You can also visit one of the formerly living elephants that used to “work” at the temple here in the early 1900’s. He is called Tusker and rumour has it he has a cameo in the upcoming Dumbo remake.
While milling about inside the temple I witnessed probably the most violent downpour I’ve ever seen. Rain storms in Sri Lanka are no joke. Bizarrely the part of the temple containing the old shrine is open to the elements and began to flood. I prayed to the tooth for either an umbrella or webbed feet.
Sri Lanka was a pleasant surprise and a nice respite from the hustle and bustle of India. Did you know Indiana Jones and the Temple of Doom was filmed here? What’s not to love? Also, I’d walk back to Colombo for another frosty Lion Stout.

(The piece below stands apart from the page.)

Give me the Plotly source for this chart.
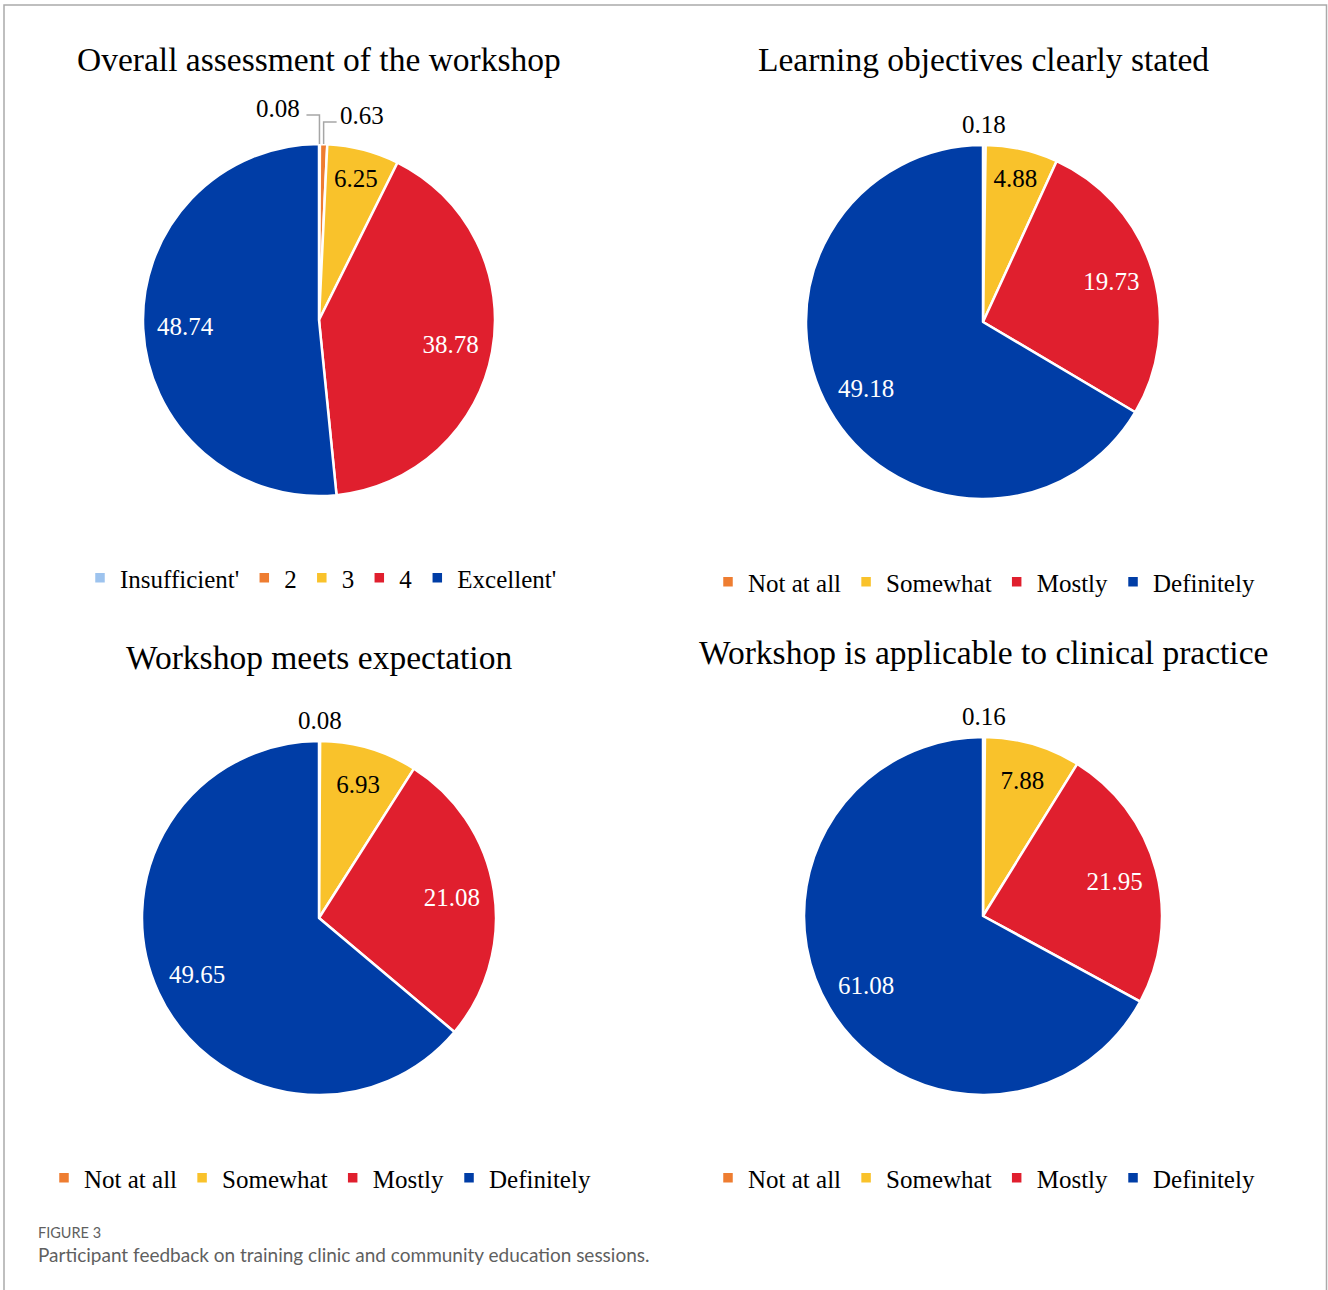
import math
import plotly.graph_objects as go

# ---------------- data ----------------
titles = [
    "Overall assessment of the workshop",
    "Learning objectives clearly stated",
    "Workshop meets expectation",
    "Workshop is applicable to clinical practice",
]
labels_overall = ["Insufficient'", "2", "3", "4", "Excellent'"]
values_overall = [0.08, 0.63, 6.25, 38.78, 48.74]

labels_agree = ["Not at all", "Somewhat", "Mostly", "Definitely"]
values_objectives = [0.18, 4.88, 19.73, 49.18]
values_expectation = [0.08, 6.93, 21.08, 49.65]
values_clinical = [0.16, 7.88, 21.95, 61.08]

caption_label = "FIGURE 3"
caption_text = "Participant feedback on training clinic and community education sessions."

# ---------------- styles ----------------
W, H = 1328, 1290
C_LBLUE = "#9DC3EE"
C_ORANGE = "#EE7D31"
C_YELLOW = "#F9C22B"
C_RED = "#E01F2E"
C_BLUE = "#003DA6"
SERIF = "Liberation Serif, Times New Roman, serif"
VAL_SIZE = 25
LINE_GRAY = "#A6A6A6"

colors_overall = [C_LBLUE, C_ORANGE, C_YELLOW, C_RED, C_BLUE]
colors_agree = [C_ORANGE, C_YELLOW, C_RED, C_BLUE]
# label role per slice: 'small' = outside annotation, 'centroid' = main pie text, 'ring' = outer text
role_overall = ["small", "small", "centroid", "ring", "ring"]
role_agree = ["small", "centroid", "ring", "ring"]
txtcol_overall = ["black", "black", "black", "white", "white"]
txtcol_agree = ["black", "black", "white", "white"]


def px_x(x):
    return x / W


def px_y(y):
    return 1 - y / H


def domain(cx, cy, r):
    return dict(x=[px_x(cx - r), px_x(cx + r)], y=[px_y(cy + r), px_y(cy - r)])


panels = [
    (labels_overall, values_overall, colors_overall, txtcol_overall, role_overall, (319, 320, 176), "legend"),
    (labels_agree, values_objectives, colors_agree, txtcol_agree, role_agree, (983, 322, 177), "legend2"),
    (labels_agree, values_expectation, colors_agree, txtcol_agree, role_agree, (319, 918, 177), "legend3"),
    (labels_agree, values_clinical, colors_agree, txtcol_agree, role_agree, (983, 916, 179), "legend4"),
]

fig = go.Figure()
small_labels = []  # (panel index, value, rim x, rim y)
for pi, (labels, vals, cols, tcols, roles, (cx, cy, r), lg) in enumerate(panels):
    dom = domain(cx, cy, r)
    fig.add_trace(go.Pie(
        labels=labels, values=vals, sort=False, direction="clockwise", rotation=0,
        marker=dict(colors=cols, line=dict(color="white", width=2.5)),
        texttemplate="%{value:.2f}",
        textposition=["inside" if ro == "centroid" else "none" for ro in roles],
        insidetextorientation="horizontal",
        textfont=dict(family=SERIF, size=VAL_SIZE, color=tcols),
        hoverinfo="label+value",
        domain=dom, legend=lg, legendgroup=f"g{pi}", showlegend=True,
    ))
    # outer-ring text layer (labels set further out, like the original)
    fig.add_trace(go.Pie(
        labels=labels, values=vals, sort=False, direction="clockwise", rotation=0, hole=0.52,
        marker=dict(colors=["rgba(0,0,0,0)"] * len(vals), line=dict(width=0)),
        texttemplate="%{value:.2f}",
        textposition=["inside" if ro == "ring" else "none" for ro in roles],
        insidetextorientation="horizontal",
        textfont=dict(family=SERIF, size=VAL_SIZE, color=tcols),
        hoverinfo="skip", domain=dom, legend=lg, legendgroup=f"r{pi}", showlegend=False,
    ))
    total = sum(vals)
    cum = 0.0
    for v, ro in zip(vals, roles):
        a = 2 * math.pi * (cum + v / 2) / total
        cum += v
        if ro == "small":
            small_labels.append((pi, v, cx + r * math.sin(a), cy - r * math.cos(a)))

legend_style = dict(orientation="h", xanchor="center", yanchor="middle",
                    font=dict(family=SERIF, size=25, color="black"),
                    bgcolor="rgba(0,0,0,0)", itemwidth=30, traceorder="normal")
fig.update_layout(
    width=W, height=H, margin=dict(l=0, r=0, t=0, b=0),
    paper_bgcolor="white", plot_bgcolor="white",
    legend=dict(x=px_x(321), y=px_y(578), **legend_style),
    legend2=dict(x=px_x(984), y=px_y(582), **legend_style),
    legend3=dict(x=px_x(320), y=px_y(1178), **legend_style),
    legend4=dict(x=px_x(984), y=px_y(1178), **legend_style),
)

# small-slice labels above the pies
overall_small = [s for s in small_labels if s[0] == 0]
for pi, v, rx, ry in small_labels:
    if pi != 0:
        fig.add_annotation(text=f"{v:.2f}", x=px_x(rx), y=px_y(ry - 21), xref="paper", yref="paper",
                           showarrow=False, xanchor="center", yanchor="middle",
                           font=dict(family=SERIF, size=VAL_SIZE, color="black"))

# overall pie: labels with elbow leader lines (left for first, right for second)
for k, (pi, v, rx, ry) in enumerate(overall_small):
    side = -1 if k == 0 else 1
    rise = 29 if k == 0 else 22
    run = 13
    ex, ey = rx, ry - rise
    hx = ex + side * run
    fig.add_shape(type="path", xref="paper", yref="paper",
                  path=f"M {px_x(rx)} {px_y(ry)} L {px_x(ex)} {px_y(ey)} L {px_x(hx)} {px_y(ey)}",
                  line=dict(color=LINE_GRAY, width=1.5))
    gap = 4 if side < 0 else 1
    fig.add_annotation(text=f"{v:.2f}", x=px_x(hx + side * gap), y=px_y(ey - 7), xref="paper", yref="paper",
                       showarrow=False, xanchor="right" if side < 0 else "left", yanchor="middle",
                       font=dict(family=SERIF, size=VAL_SIZE, color="black"))

title_pos = [(319, 60), (983, 60), (319, 658), (983, 652)]
for t, (x, y) in zip(titles, title_pos):
    fig.add_annotation(text=t, x=px_x(x), y=px_y(y), xref="paper", yref="paper",
                       showarrow=False, xanchor="center", yanchor="middle",
                       font=dict(family=SERIF, size=33.5, color="black"))

fig.add_annotation(text=caption_label, x=px_x(36), y=px_y(1232), xref="paper", yref="paper",
                   showarrow=False, xanchor="left", yanchor="middle",
                   font=dict(family="Lato, Open Sans, sans-serif", size=14.5, color="#5F5F5F"))
fig.add_annotation(text=caption_text, x=px_x(36), y=px_y(1254), xref="paper", yref="paper",
                   showarrow=False, xanchor="left", yanchor="middle",
                   font=dict(family="Lato, Open Sans, sans-serif", size=19, color="#5F5F5F"))

# figure frame
fig.add_shape(type="rect", xref="paper", yref="paper",
              x0=px_x(4), x1=px_x(1326.5), y0=-0.05, y1=px_y(5),
              line=dict(color="#AAAAAA", width=1.5), fillcolor="rgba(0,0,0,0)", layer="below")

fig.write_html("out.html")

Things I’d do differently? Probably check out that train and see what all the fuss is about. I’d also probably double net my bed against mozzies just to be sure. If not I’d nuke the site from orbit, only way to be sure.
From Colombo I flew to Dubai and spent a few days here before heading off into the unknown to visit the ancient Persian ruins of Iran. Dubai is a soulless husk of a place so I won’t be dedicating a blog post to it. I have more rewarding things to do like decide if my socks don’t smell enough to be re-worn in the morning. Spoiler alert: they’re ok.